While several legislative initiatives calling for reimbursements to be made have been introduced, they're slogging through Congress. If you believe the predictions made by govtrack.us, those measures have little chance of being passed. One, H.R. 3286, while being reported to the House floor back in December, has just a 14 percent chance of being approved by that chamber, according to the website. Companion legislation in the Senate hasn't budged, according to NPCA.
"Without congressional action, the federal government has no legal authority to provide reimbursements that are now being requested," an NPCA release notes.

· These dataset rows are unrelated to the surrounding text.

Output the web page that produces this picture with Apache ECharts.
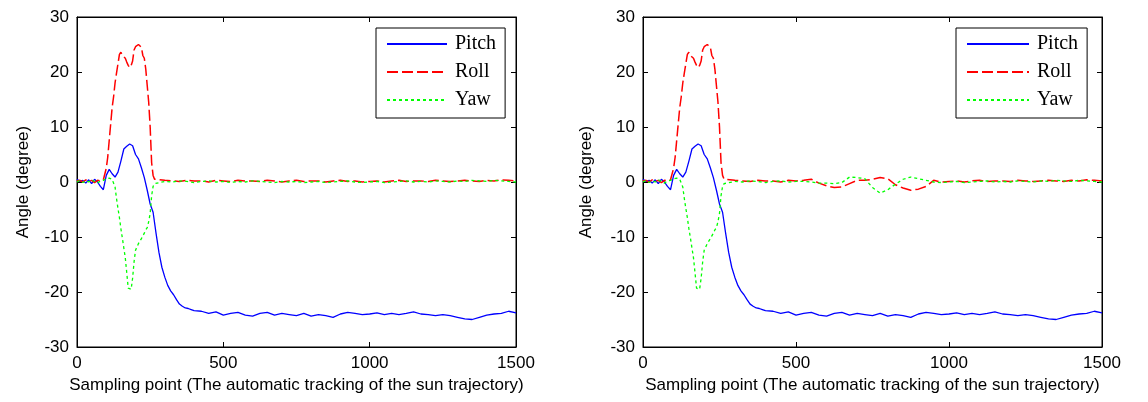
<!DOCTYPE html>
<html>
<head>
<meta charset="utf-8">
<script src="https://cdn.jsdelivr.net/npm/echarts@6/dist/echarts.min.js"></script>
<style>
  html, body { margin: 0; padding: 0; background: #fff; }
  #chart { width: 1148px; height: 402px; }
</style>
</head>
<body>
<div id="chart"></div>
<script>
// 采样点（俯仰角单独一组，横滚/偏航共用一组）
var pitchX = [0,10,20,30,40,50,60,70,80,90,100,110,120,130,140,150,160,170,180,190,200,
  210,220,230,240,250,260,270,280,290,300,310,320,330,340,350,360,370,380,390,400,
  425,450,475,500,525,550,575,600,625,650,675,700,725,750,775,800,825,850,875,900,
  925,950,975,1000,1025,1050,1075,1100,1125,1150,1175,1200,1225,1250,1275,1300,1325,
  1350,1375,1400,1425,1450,1475,1500];
var pitch = [0.5,0.1,0.3,-0.2,0.4,-0.3,0.5,0.0,-0.8,-1.4,1.2,2.3,1.5,0.9,1.8,3.8,6.0,6.5,6.9,6.6,5.0,
  4.2,2.6,0.8,-1.5,-4.0,-5.5,-9.3,-12.8,-15.5,-17.3,-18.8,-19.8,-20.5,-21.4,-22.2,-22.6,-22.9,-23.0,-23.2,-23.4,
  -23.5,-23.9,-23.6,-24.2,-23.9,-23.7,-24.2,-24.4,-23.9,-23.7,-24.2,-23.9,-24.1,-24.3,-23.9,-24.4,-24.1,-24.3,-24.6,-24.0,
  -23.7,-23.9,-24.1,-24.0,-23.8,-24.1,-23.9,-24.1,-23.9,-23.6,-24.0,-24.1,-24.3,-24.1,-24.3,-24.6,-24.9,
  -25.0,-24.6,-24.2,-24.0,-23.9,-23.5,-23.8];

var sampleX = [0,10,20,30,40,50,60,70,80,90,
  95,100,105,110,115,120,125,130,135,140,145,150,155,160,165,170,175,180,185,190,
  195,200,205,210,215,220,225,230,235,240,245,250,255,260,265,270,
  300,325,350,375,400,425,450,475,500,525,550,575,600,625,650,675,700,725,750,
  775,800,825,850,875,900,925,950,975,1000,1025,1050,1075,1100,1125,1150,1175,1200,1225,1250,
  1275,1300,1325,1350,1375,1400,1425,1450,1475,1500];

var rollEarly = [0.2,0.3,0.0,0.4,0.1,0.3,-0.1,0.3,0.2,0.4,
  0.6,2.5,4.5,7.5,10.5,13.5,15.5,18.0,19.8,21.5,23.2,23.6,23.0,23.2,22.5,21.8,21.2,20.8,21.2,22.0,
  24.0,24.6,24.3,25.0,25.0,24.5,23.0,22.5,20.5,17.5,14.5,10.0,3.5,1.2,0.5,0.3];
var rollLateLeft = [0.3,0.2,0.1,0.3,0.2,0.2,0.0,0.3,0.2,0.1,0.3,0.2,0.2,0.1,0.3,0.2,0.0,0.2,0.3,
  0.1,0.2,0.2,0.0,0.2,0.3,0.1,0.2,0.0,0.1,0.2,0.0,0.2,0.3,0.1,0.2,0.2,0.1,0.3,0.2,
  0.1,0.2,0.3,0.2,0.1,0.3,0.2,0.4,0.3,0.2];
var rollLateRight = [0.3,0.2,0.1,0.3,0.2,0.2,0.0,0.3,0.2,0.3,0.5,-0.2,-0.7,-1.0,-0.9,-0.3,0.3,0.3,0.5,
  0.8,0.6,-0.5,-1.1,-1.5,-1.3,-0.8,0.3,0.0,0.1,0.2,0.0,0.2,0.3,0.1,0.2,0.2,0.1,0.3,0.2,
  0.1,0.2,0.3,0.2,0.1,0.3,0.2,0.4,0.3,0.2];

var yawEarly = [0.0,0.3,-0.1,0.2,0.0,0.4,0.1,-0.2,0.2,0.3,
  0.5,0.6,0.5,0.7,0.6,0.5,0.2,-0.9,-3.0,-4.8,-6.5,-8.5,-10.2,-12.0,-13.8,-16.5,-19.3,-19.6,-19.5,-17.5,
  -14.5,-12.4,-11.8,-11.2,-10.9,-10.3,-9.8,-9.3,-8.7,-8.3,-7.2,-5.7,-2.5,-0.8,-0.3,0.0];
var yawLateLeft = [0.1,0.0,0.2,0.1,-0.1,0.1,0.2,0.0,0.1,-0.1,0.1,0.0,0.2,0.1,0.0,-0.1,0.1,0.0,0.1,
  -0.1,0.0,0.1,-0.1,0.0,0.1,0.2,0.0,-0.1,0.0,0.1,-0.1,0.0,0.1,0.2,0.0,0.1,0.0,0.2,0.1,
  0.0,0.2,0.1,0.3,0.2,0.1,0.3,0.2,0.1,0.0];
var yawLateRight = [0.1,0.0,0.2,0.1,-0.1,0.1,0.2,0.0,0.1,0.1,0.0,-0.2,-0.2,-0.3,-0.1,0.9,0.8,0.6,-1.0,
  -2.0,-1.4,-0.4,0.5,0.9,0.6,0.3,0.0,-0.1,0.0,0.1,-0.1,0.0,0.1,0.2,0.0,0.1,0.0,0.2,0.1,
  0.0,0.2,0.1,0.3,0.2,0.1,0.3,0.2,0.1,0.0];

var xTicks = { min: 0, max: 1500, interval: 500 };
var yTicks = { min: -30, max: 30, interval: 10 };
var legendNames = ['Pitch', 'Roll', 'Yaw'];

function pairs(xs, ys) {
  var out = [];
  for (var i = 0; i < xs.length; i++) out.push([xs[i], ys[i]]);
  return out;
}

var dom = document.getElementById('chart');
var myChart = echarts.init(dom, null, { renderer: 'canvas' });

var sans = 'Liberation Sans, Arial, sans-serif';
var axisBase = {
  axisLine: { show: true, onZero: false, lineStyle: { color: '#000', width: 1 } },
  axisTick: { show: true, inside: true, length: 5, lineStyle: { color: '#000' } },
  splitLine: { show: false }
};

function xAxisFor(grid, pos, name) {
  return Object.assign({}, axisBase, {
    type: 'value', gridIndex: grid, position: pos,
    min: xTicks.min, max: xTicks.max, interval: xTicks.interval,
    name: name || '', nameLocation: 'middle', nameGap: 27,
    nameTextStyle: { fontFamily: sans, fontSize: 17, color: '#000' },
    axisLabel: {
      show: pos === 'bottom', margin: 8, fontFamily: sans, fontSize: 17, color: '#000',
      formatter: function (v) { return String(v); }
    }
  });
}
function yAxisFor(grid, pos, gap) {
  return Object.assign({}, axisBase, {
    type: 'value', gridIndex: grid, position: pos,
    min: yTicks.min, max: yTicks.max, interval: yTicks.interval,
    name: pos === 'left' ? 'Angle (degree)' : '', nameLocation: 'middle', nameGap: gap,
    nameTextStyle: { fontFamily: sans, fontSize: 17, color: '#000' },
    axisLabel: { show: pos === 'left', margin: 8, fontFamily: sans, fontSize: 17, color: '#000' }
  });
}

function lineSeries(name, data, xi, yi, color, type, w) {
  return {
    name: name, type: 'line', data: data, xAxisIndex: xi, yAxisIndex: yi,
    symbol: 'none', showSymbol: false, animation: false,
    itemStyle: { color: color },
    lineStyle: { color: color, width: w, type: type }
  };
}

function legendAt(left, iconW) {
  return {
    orient: 'vertical', left: left, top: 28,
    padding: [6, 9, 8, 10], itemWidth: iconW, itemHeight: 14, itemGap: 8,
    borderColor: '#000', borderWidth: 1, backgroundColor: '#fff',
    itemStyle: { opacity: 0 },
    textStyle: { fontFamily: 'Liberation Serif, Times New Roman, serif', fontSize: 20, color: '#000', padding: [0, 0, 0, 3] },
    data: legendNames
  };
}

var xName = 'Sampling point (The automatic tracking of the sun trajectory)';

var option = {
  backgroundColor: '#fff',
  animation: false,
  grid: [
    { left: 77, top: 17, width: 439, height: 330, show: true, borderColor: '#000', borderWidth: 1 },
    { left: 643, top: 17, width: 459, height: 330, show: true, borderColor: '#000', borderWidth: 1 }
  ],
  xAxis: [xAxisFor(0, 'bottom', xName), xAxisFor(0, 'top'), xAxisFor(1, 'bottom', xName), xAxisFor(1, 'top')],
  yAxis: [yAxisFor(0, 'left', 45), yAxisFor(0, 'right', 0), yAxisFor(1, 'left', 48), yAxisFor(1, 'right', 0)],
  legend: [legendAt(376, 60), legendAt(956, 62)],
  series: [
    lineSeries('Pitch', pairs(pitchX, pitch), 0, 0, '#0000ff', 'solid', 1.3),
    lineSeries('Roll', pairs(sampleX, rollEarly.concat(rollLateLeft)), 0, 0, '#ff0000', [11, 4], 1.5),
    lineSeries('Yaw', pairs(sampleX, yawEarly.concat(yawLateLeft)), 0, 0, '#00ff00', [3, 3], 1.3),
    lineSeries('Pitch', pairs(pitchX, pitch), 2, 2, '#0000ff', 'solid', 1.3),
    lineSeries('Roll', pairs(sampleX, rollEarly.concat(rollLateRight)), 2, 2, '#ff0000', [11, 4], 1.5),
    lineSeries('Yaw', pairs(sampleX, yawEarly.concat(yawLateRight)), 2, 2, '#00ff00', [3, 3], 1.3)
  ]
};

myChart.setOption(option);
window.addEventListener('resize', myChart.resize);
</script>
</body>
</html>
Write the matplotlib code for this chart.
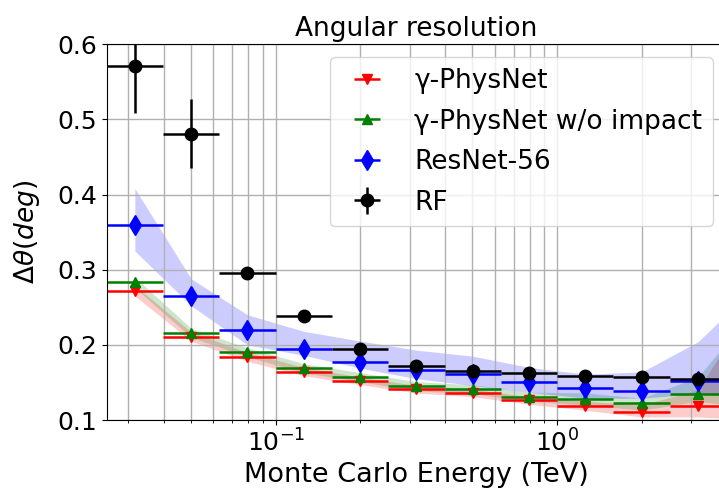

“Although those states signed donation agreements to re-open national parks that clearly stated there was no guarantee they would be reimbursed, they judged that risk to be worth taking in light of the enormous economic importance of national parks to state and local economies. Utah alone saw a 10:1 return on its donation," said Theresa Pierno, NPCA's chief operating officer.
“The funding of national parks is, first and foremost, a federal responsibility. The partial shutdown of the federal government, which should never have happened, resulted in the expenditure of approximately $2 million of donated funds by the National Park Service that reopened parks before the shutdown ended," she went on. "In light of the federal responsibility to fund our national parks, NPCA believes it appropriate that the states in question be reimbursed for the expenses they incurred."
States that dipped into their own budgets to open parks included Utah (Arches National Park, Canyonlands National Park, Glen Canyon National Recreation Area, Bryce Canyon National Park, Zion National Park, Capitol Reef National Park, Natural Bridges National Monument, and Cedar Breaks National Monument), Arizona (Grand Canyon National Park), and Colorado (Rocky Mountain National Park).
Along with urging Congress to do what's right, NPCA asked that it do so without cutting the National Park Service's budget.
“We support congressional efforts to authorize reimbursement to the states involved. That said, it is also important to recognize that the National Park Service was required to incur unbudgeted expenses in closing and reopening national parks across the country," Ms. Pierno said. "Therefore, if reimbursements are made directly from the National Park Service’s operating account, they likely will require cutbacks from budgeted expenses for fiscal year 2014. We encourage Congress to seek sources of reimbursement that do not result in an effective cut to the National Park Service’s operating budget for the current fiscal year.”